Durch die Veranstaltungen der Stiftungen zeigte sich: Keine einzelne Gruppe vermag die Fülle des Göttlichen umfassend widerzuspiegeln. Die Gruppen müssen sich die Hand geben, sich auf Augenhöhe nebeneinander stellen, ohne sich zu vermischen. Dann bilden sie eine Art Hohlspiegel und es entsteht ein Brennpunkt ungeahnter Kraft. Jede Gruppe wächst über sich hinaus. Das gehört zu den Forderungen unserer Zeit. Im Geistig-Seelischen vereinen sich ähnliche Räume ohnehin. Wissenschaftler, die nach dem Ursprung des Lebens forschen, nähern sich dem Göttlichen auf ihre Weise. Das wissenschaftliche Vorgehen ist eine notwendige Ergänzung zum spirituellen Weg. Die beiden sind komplementär und geben einander Impulse. Auch dies zeigte die bisherige Stiftungsarbeit auf beglückende Weise.

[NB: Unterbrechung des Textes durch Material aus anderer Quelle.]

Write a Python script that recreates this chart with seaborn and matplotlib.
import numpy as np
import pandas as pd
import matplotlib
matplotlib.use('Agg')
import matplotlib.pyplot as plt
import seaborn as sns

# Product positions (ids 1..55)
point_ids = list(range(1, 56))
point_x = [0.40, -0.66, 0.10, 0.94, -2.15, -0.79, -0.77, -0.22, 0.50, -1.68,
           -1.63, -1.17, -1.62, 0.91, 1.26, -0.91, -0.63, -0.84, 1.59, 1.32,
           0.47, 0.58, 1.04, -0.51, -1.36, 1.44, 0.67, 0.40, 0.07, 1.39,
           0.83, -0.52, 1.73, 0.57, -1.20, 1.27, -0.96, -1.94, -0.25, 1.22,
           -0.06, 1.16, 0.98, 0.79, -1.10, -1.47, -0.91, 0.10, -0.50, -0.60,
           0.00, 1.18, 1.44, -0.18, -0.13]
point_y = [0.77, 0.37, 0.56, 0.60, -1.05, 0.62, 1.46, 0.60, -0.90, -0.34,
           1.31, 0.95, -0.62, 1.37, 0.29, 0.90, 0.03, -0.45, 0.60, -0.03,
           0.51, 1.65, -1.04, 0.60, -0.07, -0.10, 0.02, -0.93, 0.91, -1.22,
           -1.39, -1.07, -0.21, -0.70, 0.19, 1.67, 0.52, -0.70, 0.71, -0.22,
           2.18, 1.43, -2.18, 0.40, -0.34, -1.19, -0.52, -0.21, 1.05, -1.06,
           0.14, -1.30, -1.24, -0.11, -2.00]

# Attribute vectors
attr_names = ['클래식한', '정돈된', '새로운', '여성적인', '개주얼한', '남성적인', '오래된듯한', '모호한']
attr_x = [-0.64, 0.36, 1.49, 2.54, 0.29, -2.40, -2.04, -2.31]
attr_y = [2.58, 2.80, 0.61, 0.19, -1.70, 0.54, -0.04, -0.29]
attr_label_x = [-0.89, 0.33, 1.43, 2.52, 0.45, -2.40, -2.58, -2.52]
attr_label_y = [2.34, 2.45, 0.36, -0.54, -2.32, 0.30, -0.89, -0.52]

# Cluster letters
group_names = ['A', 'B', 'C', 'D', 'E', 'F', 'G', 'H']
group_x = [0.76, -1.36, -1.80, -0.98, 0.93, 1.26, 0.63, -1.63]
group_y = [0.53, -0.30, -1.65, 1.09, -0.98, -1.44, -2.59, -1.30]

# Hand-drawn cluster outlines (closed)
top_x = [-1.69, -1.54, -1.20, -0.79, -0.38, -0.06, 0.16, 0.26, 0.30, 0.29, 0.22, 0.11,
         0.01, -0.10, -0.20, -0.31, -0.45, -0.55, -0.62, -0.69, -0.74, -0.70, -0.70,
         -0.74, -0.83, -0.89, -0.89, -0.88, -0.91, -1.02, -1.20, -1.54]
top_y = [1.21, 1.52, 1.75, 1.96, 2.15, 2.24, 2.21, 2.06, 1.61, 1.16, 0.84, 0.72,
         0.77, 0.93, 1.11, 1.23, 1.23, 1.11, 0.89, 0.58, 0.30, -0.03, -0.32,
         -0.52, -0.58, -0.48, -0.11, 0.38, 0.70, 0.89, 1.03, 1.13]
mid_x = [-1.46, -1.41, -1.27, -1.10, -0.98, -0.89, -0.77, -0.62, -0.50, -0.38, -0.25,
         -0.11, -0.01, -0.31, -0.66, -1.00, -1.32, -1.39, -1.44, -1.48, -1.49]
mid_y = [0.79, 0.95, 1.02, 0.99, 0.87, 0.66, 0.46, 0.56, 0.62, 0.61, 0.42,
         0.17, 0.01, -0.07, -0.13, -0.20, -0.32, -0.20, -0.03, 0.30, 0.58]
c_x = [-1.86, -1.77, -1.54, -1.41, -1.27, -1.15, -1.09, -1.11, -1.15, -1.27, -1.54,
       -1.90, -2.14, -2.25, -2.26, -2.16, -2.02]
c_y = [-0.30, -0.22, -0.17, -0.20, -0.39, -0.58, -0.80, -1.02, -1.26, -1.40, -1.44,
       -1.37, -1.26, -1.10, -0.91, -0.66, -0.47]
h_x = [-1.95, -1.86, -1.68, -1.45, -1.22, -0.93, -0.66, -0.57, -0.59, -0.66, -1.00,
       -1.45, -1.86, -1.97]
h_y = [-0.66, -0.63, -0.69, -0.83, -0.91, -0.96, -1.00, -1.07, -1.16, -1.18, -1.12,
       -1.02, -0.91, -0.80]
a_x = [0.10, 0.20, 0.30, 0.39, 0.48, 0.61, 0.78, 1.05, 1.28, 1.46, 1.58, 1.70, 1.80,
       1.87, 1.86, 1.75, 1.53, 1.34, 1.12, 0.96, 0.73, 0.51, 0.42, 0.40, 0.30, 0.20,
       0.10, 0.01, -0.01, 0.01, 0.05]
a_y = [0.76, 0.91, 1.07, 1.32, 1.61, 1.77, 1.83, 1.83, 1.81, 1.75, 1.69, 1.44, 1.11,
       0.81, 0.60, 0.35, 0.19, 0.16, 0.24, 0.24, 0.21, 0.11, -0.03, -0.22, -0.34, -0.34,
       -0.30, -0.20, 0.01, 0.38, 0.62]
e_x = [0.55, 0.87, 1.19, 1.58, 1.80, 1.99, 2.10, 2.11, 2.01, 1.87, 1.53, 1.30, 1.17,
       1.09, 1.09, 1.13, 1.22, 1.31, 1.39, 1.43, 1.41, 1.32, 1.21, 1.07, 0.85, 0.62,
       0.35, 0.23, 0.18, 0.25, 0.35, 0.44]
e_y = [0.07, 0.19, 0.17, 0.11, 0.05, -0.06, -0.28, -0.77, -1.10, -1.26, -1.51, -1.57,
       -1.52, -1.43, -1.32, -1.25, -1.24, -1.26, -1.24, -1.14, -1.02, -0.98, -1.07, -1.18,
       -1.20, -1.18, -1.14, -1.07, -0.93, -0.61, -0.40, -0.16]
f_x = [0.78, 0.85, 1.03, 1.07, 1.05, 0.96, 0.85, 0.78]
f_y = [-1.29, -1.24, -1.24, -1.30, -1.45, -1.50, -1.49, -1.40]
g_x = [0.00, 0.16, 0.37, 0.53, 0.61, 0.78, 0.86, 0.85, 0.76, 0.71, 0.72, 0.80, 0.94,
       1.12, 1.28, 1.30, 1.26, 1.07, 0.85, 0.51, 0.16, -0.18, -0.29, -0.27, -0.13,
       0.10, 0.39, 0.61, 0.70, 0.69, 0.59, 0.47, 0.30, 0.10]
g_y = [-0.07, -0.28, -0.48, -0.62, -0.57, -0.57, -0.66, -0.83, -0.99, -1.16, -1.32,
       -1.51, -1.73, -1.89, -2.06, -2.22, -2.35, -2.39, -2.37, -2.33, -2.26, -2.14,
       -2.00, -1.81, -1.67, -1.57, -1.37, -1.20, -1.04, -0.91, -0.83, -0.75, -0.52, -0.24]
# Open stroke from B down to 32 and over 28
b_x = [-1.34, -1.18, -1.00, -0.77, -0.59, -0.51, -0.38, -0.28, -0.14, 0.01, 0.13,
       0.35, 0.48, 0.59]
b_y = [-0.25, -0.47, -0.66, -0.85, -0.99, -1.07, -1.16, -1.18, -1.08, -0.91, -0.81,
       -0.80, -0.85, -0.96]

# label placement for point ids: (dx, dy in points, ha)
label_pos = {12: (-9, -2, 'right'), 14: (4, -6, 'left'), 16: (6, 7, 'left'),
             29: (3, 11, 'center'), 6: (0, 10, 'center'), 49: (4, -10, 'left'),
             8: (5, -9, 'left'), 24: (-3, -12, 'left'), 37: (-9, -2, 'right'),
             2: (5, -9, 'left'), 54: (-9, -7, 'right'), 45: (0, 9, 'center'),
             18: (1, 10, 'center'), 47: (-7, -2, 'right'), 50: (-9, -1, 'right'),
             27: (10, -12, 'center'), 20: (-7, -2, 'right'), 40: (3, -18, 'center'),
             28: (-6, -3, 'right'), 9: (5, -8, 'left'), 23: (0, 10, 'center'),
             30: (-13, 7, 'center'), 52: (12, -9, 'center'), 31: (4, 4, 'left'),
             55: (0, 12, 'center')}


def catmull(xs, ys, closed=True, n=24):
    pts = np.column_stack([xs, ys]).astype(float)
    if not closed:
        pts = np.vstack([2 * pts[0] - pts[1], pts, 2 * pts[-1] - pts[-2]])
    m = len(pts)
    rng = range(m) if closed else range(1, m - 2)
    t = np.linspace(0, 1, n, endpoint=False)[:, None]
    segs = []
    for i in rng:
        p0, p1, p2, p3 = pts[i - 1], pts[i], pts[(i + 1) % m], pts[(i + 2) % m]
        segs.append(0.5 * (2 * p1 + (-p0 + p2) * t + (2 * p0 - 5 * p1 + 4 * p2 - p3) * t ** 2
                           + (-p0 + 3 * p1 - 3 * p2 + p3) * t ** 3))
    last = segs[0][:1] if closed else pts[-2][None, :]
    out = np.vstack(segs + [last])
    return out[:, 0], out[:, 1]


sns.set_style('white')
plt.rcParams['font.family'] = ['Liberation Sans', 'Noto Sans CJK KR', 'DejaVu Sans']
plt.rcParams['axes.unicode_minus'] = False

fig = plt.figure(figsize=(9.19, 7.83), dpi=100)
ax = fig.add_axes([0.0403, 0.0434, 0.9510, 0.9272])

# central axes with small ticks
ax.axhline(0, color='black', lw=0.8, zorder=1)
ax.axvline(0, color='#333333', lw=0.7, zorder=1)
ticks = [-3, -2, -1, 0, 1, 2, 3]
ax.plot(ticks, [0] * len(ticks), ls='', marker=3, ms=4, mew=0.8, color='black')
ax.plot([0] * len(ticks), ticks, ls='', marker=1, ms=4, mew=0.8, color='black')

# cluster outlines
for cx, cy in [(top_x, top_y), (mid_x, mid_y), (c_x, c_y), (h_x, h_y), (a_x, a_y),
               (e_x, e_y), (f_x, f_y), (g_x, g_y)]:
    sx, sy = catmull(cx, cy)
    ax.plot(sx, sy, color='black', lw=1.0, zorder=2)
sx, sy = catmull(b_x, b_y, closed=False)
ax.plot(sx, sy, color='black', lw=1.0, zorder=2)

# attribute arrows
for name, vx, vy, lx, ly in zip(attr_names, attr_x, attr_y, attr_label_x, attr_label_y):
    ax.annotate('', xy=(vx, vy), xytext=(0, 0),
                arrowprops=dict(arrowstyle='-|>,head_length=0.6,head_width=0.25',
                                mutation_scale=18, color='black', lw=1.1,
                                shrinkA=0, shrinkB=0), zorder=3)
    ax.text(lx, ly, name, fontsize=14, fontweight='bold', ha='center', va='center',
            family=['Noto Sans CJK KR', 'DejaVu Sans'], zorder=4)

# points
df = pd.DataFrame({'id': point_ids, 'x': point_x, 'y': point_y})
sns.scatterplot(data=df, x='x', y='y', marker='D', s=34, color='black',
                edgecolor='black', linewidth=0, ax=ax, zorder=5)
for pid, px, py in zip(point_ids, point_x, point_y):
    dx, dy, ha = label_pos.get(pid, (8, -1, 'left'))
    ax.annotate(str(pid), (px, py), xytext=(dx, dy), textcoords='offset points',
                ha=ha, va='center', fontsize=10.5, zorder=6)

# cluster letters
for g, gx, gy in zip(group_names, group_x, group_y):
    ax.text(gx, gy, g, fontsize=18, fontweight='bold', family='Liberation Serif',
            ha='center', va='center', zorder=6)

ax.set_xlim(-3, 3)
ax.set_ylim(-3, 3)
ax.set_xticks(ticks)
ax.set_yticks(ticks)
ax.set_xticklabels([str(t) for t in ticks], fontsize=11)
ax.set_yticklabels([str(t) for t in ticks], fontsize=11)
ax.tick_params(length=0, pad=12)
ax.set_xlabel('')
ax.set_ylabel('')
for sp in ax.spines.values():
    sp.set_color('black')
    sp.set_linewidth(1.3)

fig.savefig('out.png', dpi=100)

Die Bedrohung von Natur und Planet, von Individuum und Gesellschaft, die wir heute erleben, erfordert eine gemeinschaftliche Verantwortung aller, die den inneren Werten des Lebens zugetan sind. Alle, die sich hierum ernsthaft bemühen, sind miteinander verbunden, auch wenn sie es nicht merken. Die von ihnen ausgehenden psychischen Kräfte berühren und durchdringen einander. Sie bilden einen unsichtbaren atmenden „Körper“. Durch ihn kann sich das Geistige des Lebens Unzähligen mitteilen.
Die Arbeit der Rosenkreuz-Stiftungen steht im Einklang mit dem Ursprung des Rosenkreuzertums. Es entstand vor Jahrhunderten als ein Zusammenfluss verschiedenster spiritueller Strömungen, als eine Synthese für die Zukunft. Zum 400-jährigen Geburtstag der ersten Rosenkreuzerschrift Fama Fraternitatis aus dem Jahre 1614 wurde im letzten Jahr ein Dokumentarfilm erstellt mit dem Titel Reise ins Unerwartete. Reinhard Eichelbeck, Autor des Drehbuchs und Wolfgang Jung, Produzent des Films, haben sich der Geschichte und den Inhalten des Rosenkreuzertums von außen her genähert; sie gehören der Strömung nicht an.
Das Eintreten des Unerwarteten liegt „in der Luft“. Es ist notwendig, damit viele einen Bewusstseinsschritt vollziehen zu können.
Dr. Gunter Friedrich
Infos über den berührenden und tief gehenden Film zum Thema Rosenkreuz, „Reise ins Unerwartete“, finden Sie hier.
2 Kommentare
Vielen Dank für diesen ehrlichen, offenen Beitrag und Einblick. Vieles davon habe ich auch so erlebt und empfunden.
Ein wunderbarer Text. Danke!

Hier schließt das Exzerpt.